Records »
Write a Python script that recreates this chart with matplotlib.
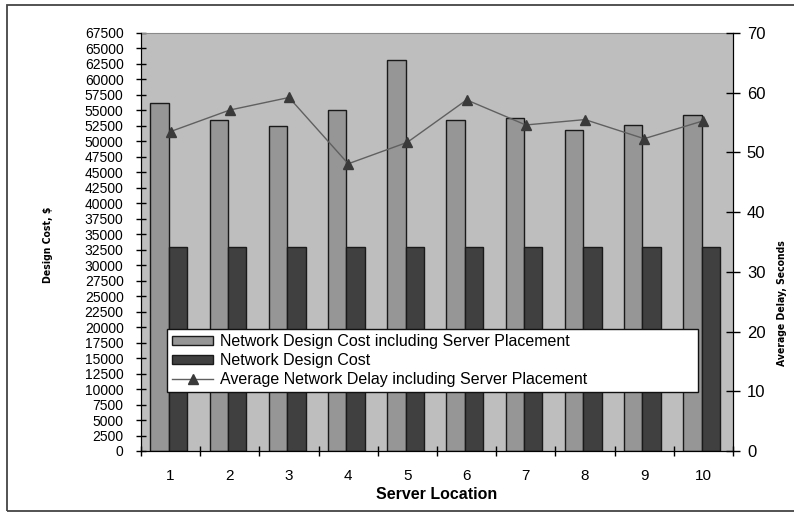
import matplotlib
matplotlib.use("Agg")
import matplotlib.pyplot as plt
import numpy as np
from matplotlib.patches import Rectangle

locations = ["1", "2", "3", "4", "5", "6", "7", "8", "9", "10"]
cost_with_server = [56200, 53500, 52500, 55000, 63100, 53500, 53800, 51800, 52600, 54300]
cost_network = [33000, 33000, 33000, 33000, 33000, 33000, 33000, 33000, 33000, 33000]
avg_delay = [53.5, 57.1, 59.2, 48.1, 51.7, 58.8, 54.6, 55.5, 52.3, 55.3]

C_BG, C_LIGHT, C_DARK, C_LINE = "#bebebe", "#969696", "#404040", "#606060"
FONT = "Liberation Sans"

fig = plt.figure(figsize=(7.94, 5.13), dpi=100)
ax = fig.add_axes([141 / 794, 1 - 451 / 513, 592 / 794, 418 / 513])
ax.set_facecolor(C_BG)

x = np.arange(len(locations))
w = 0.31
b1 = ax.bar(x - 0.185, cost_with_server, w, color=C_LIGHT, edgecolor="#1a1a1a", lw=1.0,
            label="Network Design Cost including Server Placement")
b2 = ax.bar(x + 0.125, cost_network, w, color=C_DARK, edgecolor="#1a1a1a", lw=1.0,
            label="Network Design Cost")
ax.set_xlim(-0.5, len(locations) - 0.5)
ax.set_ylim(0, 67500)
ax.set_yticks(np.arange(0, 67501, 2500))
ax.tick_params(axis="y", direction="inout", length=7, width=1, pad=9, labelsize=10)
ax.set_xticks(x)
ax.set_xticklabels(locations, fontsize=11, family=FONT)
ax.set_xticks(np.arange(-0.5, len(locations)), minor=True)
ax.tick_params(axis="x", which="major", length=0, pad=13)
ax.tick_params(axis="x", which="minor", direction="inout", length=7, width=1)
for lab in ax.get_yticklabels():
    lab.set_family(FONT)
ax.spines["top"].set_color("#8a8a8a")
ax.set_xlabel("Server Location", fontsize=11.5, fontweight="bold", family=FONT, labelpad=3)

ax2 = ax.twinx()
ln, = ax2.plot(x, avg_delay, color=C_LINE, lw=1.0, marker="^", ms=6.5, mfc="#3a3a3a",
               mec="#3a3a3a", label="Average Network Delay including Server Placement")
ax2.set_ylim(0, 70)
ax2.set_yticks(np.arange(0, 71, 10))
ax2.tick_params(axis="y", direction="inout", length=10, width=1, pad=5, labelsize=12)
for lab in ax2.get_yticklabels():
    lab.set_family(FONT)
ax2.spines["top"].set_visible(False)

leg = ax2.legend([b1, b2, ln], [b1.get_label(), b2.get_label(), ln.get_label()],
                 loc="lower left", bbox_to_anchor=(0.044, 0.141, 0.897, 0.151), mode="expand",
                 prop={"family": FONT, "size": 11.5}, frameon=True, fancybox=False,
                 edgecolor="#111111", framealpha=1, borderpad=0.3, labelspacing=0.25,
                 handlelength=2.6, handleheight=0.45, handletextpad=0.4, borderaxespad=0)
leg.get_frame().set_linewidth(1.0)
leg.set_zorder(10)

fig.text(48 / 794, 1 - 245 / 513, "Design Cost, $", rotation=90, ha="center", va="center",
         fontsize=7.5, fontweight="bold", family="DejaVu Sans", fontstretch="condensed")
fig.text(782 / 794, 1 - 303 / 513, "Average Delay, Seconds", rotation=90, ha="center",
         va="center", fontsize=7.5, fontweight="bold", family="DejaVu Sans",
         fontstretch="condensed")

fig.patches.append(Rectangle((7 / 794, 1 - 511 / 513), 800 / 794, 506 / 513,
                             transform=fig.transFigure, fill=False, ec="#444444", lw=1.3))

fig.savefig("out.png", dpi=100)
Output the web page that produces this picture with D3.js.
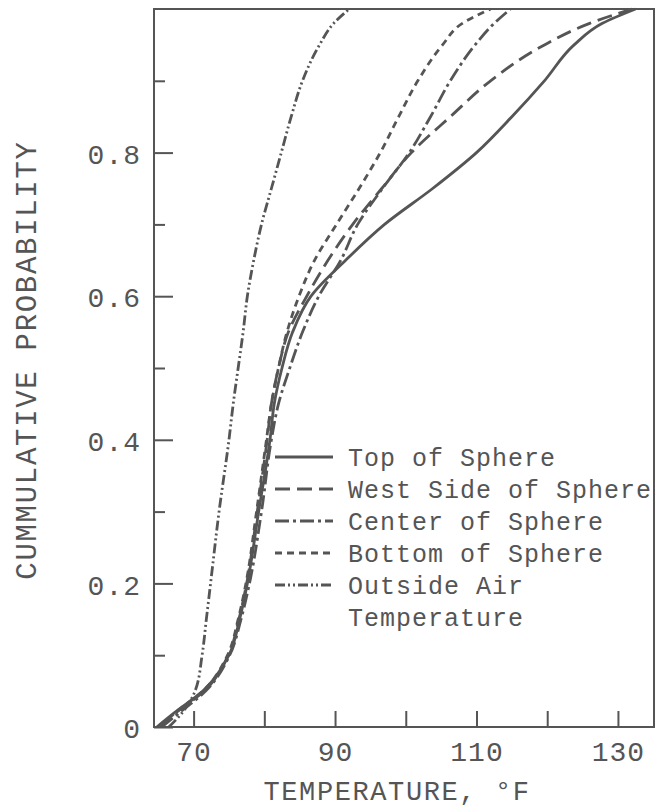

TASK TO COMPLETE » The lines from the start of the data through the line that contains "from matplotlib.patches import Rectangle" are to be returned exactly, please, with both ends included and every picture left out.

RESPONSE »
Write a Python script that recreates this chart with matplotlib.
import matplotlib
matplotlib.use("Agg")
import matplotlib.pyplot as plt
import numpy as np
from matplotlib.patches import Rectangle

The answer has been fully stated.